Reproduce the listing word for word. Skip any image.

○ ○ ○ ○ ○ ○ ○

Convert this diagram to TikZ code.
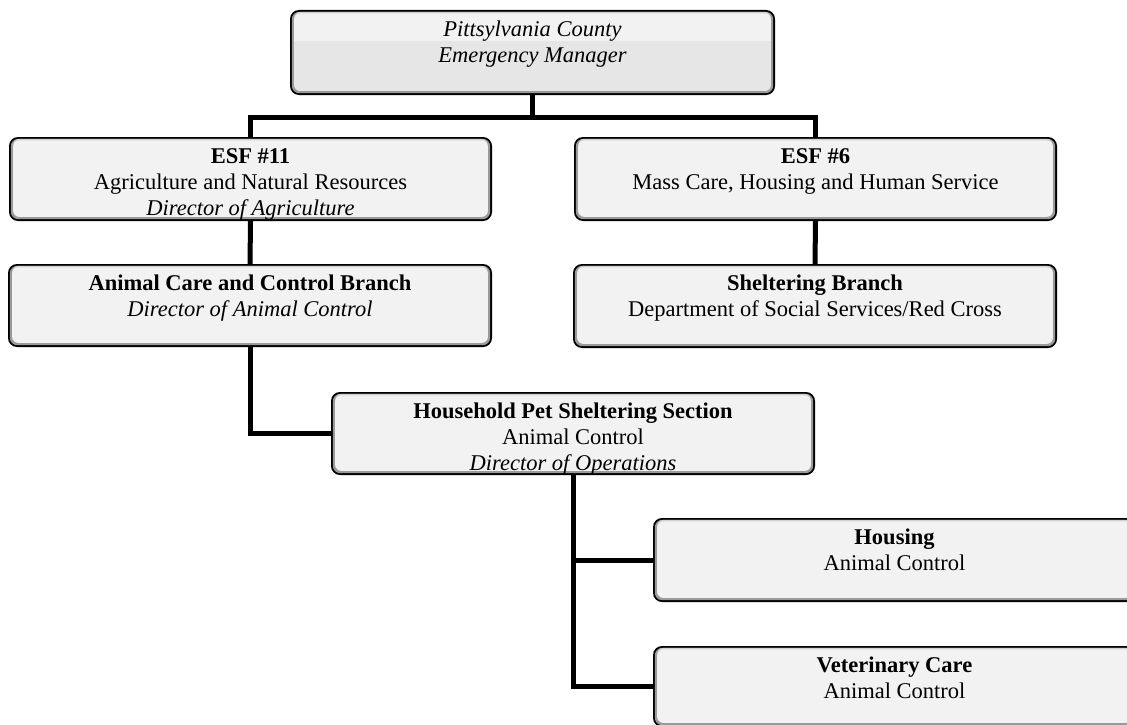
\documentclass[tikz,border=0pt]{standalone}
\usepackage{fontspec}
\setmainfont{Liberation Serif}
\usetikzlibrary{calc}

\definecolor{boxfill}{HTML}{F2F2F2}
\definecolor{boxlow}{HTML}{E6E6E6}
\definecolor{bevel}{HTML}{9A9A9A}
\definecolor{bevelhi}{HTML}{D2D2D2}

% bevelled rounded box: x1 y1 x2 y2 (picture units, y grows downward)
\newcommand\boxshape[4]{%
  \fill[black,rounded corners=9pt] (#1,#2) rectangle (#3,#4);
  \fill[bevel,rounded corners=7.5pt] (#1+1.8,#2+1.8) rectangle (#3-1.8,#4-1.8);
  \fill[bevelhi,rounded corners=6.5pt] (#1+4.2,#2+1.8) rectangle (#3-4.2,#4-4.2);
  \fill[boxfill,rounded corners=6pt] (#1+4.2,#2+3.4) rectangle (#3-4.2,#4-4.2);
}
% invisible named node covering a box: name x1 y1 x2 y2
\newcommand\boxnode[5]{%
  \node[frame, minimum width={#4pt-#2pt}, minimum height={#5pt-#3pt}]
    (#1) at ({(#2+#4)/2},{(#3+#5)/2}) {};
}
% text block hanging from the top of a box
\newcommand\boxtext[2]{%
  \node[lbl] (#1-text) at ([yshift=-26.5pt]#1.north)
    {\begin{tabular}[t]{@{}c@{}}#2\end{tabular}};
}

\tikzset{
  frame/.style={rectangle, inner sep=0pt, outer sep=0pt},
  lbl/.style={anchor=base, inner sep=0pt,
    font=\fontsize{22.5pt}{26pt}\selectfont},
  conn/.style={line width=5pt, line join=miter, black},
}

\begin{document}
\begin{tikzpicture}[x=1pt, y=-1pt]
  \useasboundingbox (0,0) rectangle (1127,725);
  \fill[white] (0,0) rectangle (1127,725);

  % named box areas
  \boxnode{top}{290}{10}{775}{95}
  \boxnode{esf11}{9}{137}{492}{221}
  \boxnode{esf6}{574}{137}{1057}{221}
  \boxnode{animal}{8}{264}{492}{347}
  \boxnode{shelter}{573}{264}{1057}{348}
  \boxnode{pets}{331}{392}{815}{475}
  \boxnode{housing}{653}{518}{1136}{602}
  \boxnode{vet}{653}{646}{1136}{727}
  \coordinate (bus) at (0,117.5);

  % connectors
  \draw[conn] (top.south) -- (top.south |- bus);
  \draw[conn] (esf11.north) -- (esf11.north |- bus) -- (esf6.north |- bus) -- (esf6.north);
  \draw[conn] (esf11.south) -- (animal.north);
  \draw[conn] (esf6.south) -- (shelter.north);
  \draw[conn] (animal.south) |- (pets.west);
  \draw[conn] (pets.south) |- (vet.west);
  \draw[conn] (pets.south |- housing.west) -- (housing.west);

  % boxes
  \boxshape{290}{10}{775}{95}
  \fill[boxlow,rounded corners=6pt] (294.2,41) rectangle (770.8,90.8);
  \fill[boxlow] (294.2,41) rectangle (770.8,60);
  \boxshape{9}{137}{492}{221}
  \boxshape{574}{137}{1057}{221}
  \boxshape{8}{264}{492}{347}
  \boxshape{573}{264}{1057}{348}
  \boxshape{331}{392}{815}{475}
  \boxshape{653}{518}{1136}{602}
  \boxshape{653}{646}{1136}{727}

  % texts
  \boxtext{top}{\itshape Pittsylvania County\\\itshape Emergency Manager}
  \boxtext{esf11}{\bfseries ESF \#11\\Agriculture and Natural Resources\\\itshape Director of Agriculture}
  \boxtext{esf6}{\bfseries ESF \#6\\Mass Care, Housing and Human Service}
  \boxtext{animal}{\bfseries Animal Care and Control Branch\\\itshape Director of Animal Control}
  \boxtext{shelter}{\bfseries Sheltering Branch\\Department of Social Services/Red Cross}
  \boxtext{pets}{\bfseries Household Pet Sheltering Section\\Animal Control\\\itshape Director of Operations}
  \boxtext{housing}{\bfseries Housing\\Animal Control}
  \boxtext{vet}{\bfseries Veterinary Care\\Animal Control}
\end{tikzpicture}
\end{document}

○ ○ ○ ○ ○ ○ ○

Exercise response:
Convert this diagram to TikZ code.
\documentclass[tikz,border=0pt]{standalone}
\usepackage{fontspec}
\setmainfont{Liberation Serif}
\usetikzlibrary{calc}

\definecolor{boxfill}{HTML}{F2F2F2}
\definecolor{boxlow}{HTML}{E6E6E6}
\definecolor{bevel}{HTML}{9A9A9A}
\definecolor{bevelhi}{HTML}{D2D2D2}

% bevelled rounded box: x1 y1 x2 y2 (picture units, y grows downward)
\newcommand\boxshape[4]{%
  \fill[black,rounded corners=9pt] (#1,#2) rectangle (#3,#4);
  \fill[bevel,rounded corners=7.5pt] (#1+1.8,#2+1.8) rectangle (#3-1.8,#4-1.8);
  \fill[bevelhi,rounded corners=6.5pt] (#1+4.2,#2+1.8) rectangle (#3-4.2,#4-4.2);
  \fill[boxfill,rounded corners=6pt] (#1+4.2,#2+3.4) rectangle (#3-4.2,#4-4.2);
}
% invisible named node covering a box: name x1 y1 x2 y2
\newcommand\boxnode[5]{%
  \node[frame, minimum width={#4pt-#2pt}, minimum height={#5pt-#3pt}]
    (#1) at ({(#2+#4)/2},{(#3+#5)/2}) {};
}
% text block hanging from the top of a box
\newcommand\boxtext[2]{%
  \node[lbl] (#1-text) at ([yshift=-26.5pt]#1.north)
    {\begin{tabular}[t]{@{}c@{}}#2\end{tabular}};
}

\tikzset{
  frame/.style={rectangle, inner sep=0pt, outer sep=0pt},
  lbl/.style={anchor=base, inner sep=0pt,
    font=\fontsize{22.5pt}{26pt}\selectfont},
  conn/.style={line width=5pt, line join=miter, black},
}

\begin{document}
\begin{tikzpicture}[x=1pt, y=-1pt]
  \useasboundingbox (0,0) rectangle (1127,725);
  \fill[white] (0,0) rectangle (1127,725);

  % named box areas
  \boxnode{top}{290}{10}{775}{95}
  \boxnode{esf11}{9}{137}{492}{221}
  \boxnode{esf6}{574}{137}{1057}{221}
  \boxnode{animal}{8}{264}{492}{347}
  \boxnode{shelter}{573}{264}{1057}{348}
  \boxnode{pets}{331}{392}{815}{475}
  \boxnode{housing}{653}{518}{1136}{602}
  \boxnode{vet}{653}{646}{1136}{727}
  \coordinate (bus) at (0,117.5);

  % connectors
  \draw[conn] (top.south) -- (top.south |- bus);
  \draw[conn] (esf11.north) -- (esf11.north |- bus) -- (esf6.north |- bus) -- (esf6.north);
  \draw[conn] (esf11.south) -- (animal.north);
  \draw[conn] (esf6.south) -- (shelter.north);
  \draw[conn] (animal.south) |- (pets.west);
  \draw[conn] (pets.south) |- (vet.west);
  \draw[conn] (pets.south |- housing.west) -- (housing.west);

  % boxes
  \boxshape{290}{10}{775}{95}
  \fill[boxlow,rounded corners=6pt] (294.2,41) rectangle (770.8,90.8);
  \fill[boxlow] (294.2,41) rectangle (770.8,60);
  \boxshape{9}{137}{492}{221}
  \boxshape{574}{137}{1057}{221}
  \boxshape{8}{264}{492}{347}
  \boxshape{573}{264}{1057}{348}
  \boxshape{331}{392}{815}{475}
  \boxshape{653}{518}{1136}{602}
  \boxshape{653}{646}{1136}{727}

  % texts
  \boxtext{top}{\itshape Pittsylvania County\\\itshape Emergency Manager}
  \boxtext{esf11}{\bfseries ESF \#11\\Agriculture and Natural Resources\\\itshape Director of Agriculture}
  \boxtext{esf6}{\bfseries ESF \#6\\Mass Care, Housing and Human Service}
  \boxtext{animal}{\bfseries Animal Care and Control Branch\\\itshape Director of Animal Control}
  \boxtext{shelter}{\bfseries Sheltering Branch\\Department of Social Services/Red Cross}
  \boxtext{pets}{\bfseries Household Pet Sheltering Section\\Animal Control\\\itshape Director of Operations}
  \boxtext{housing}{\bfseries Housing\\Animal Control}
  \boxtext{vet}{\bfseries Veterinary Care\\Animal Control}
\end{tikzpicture}
\end{document}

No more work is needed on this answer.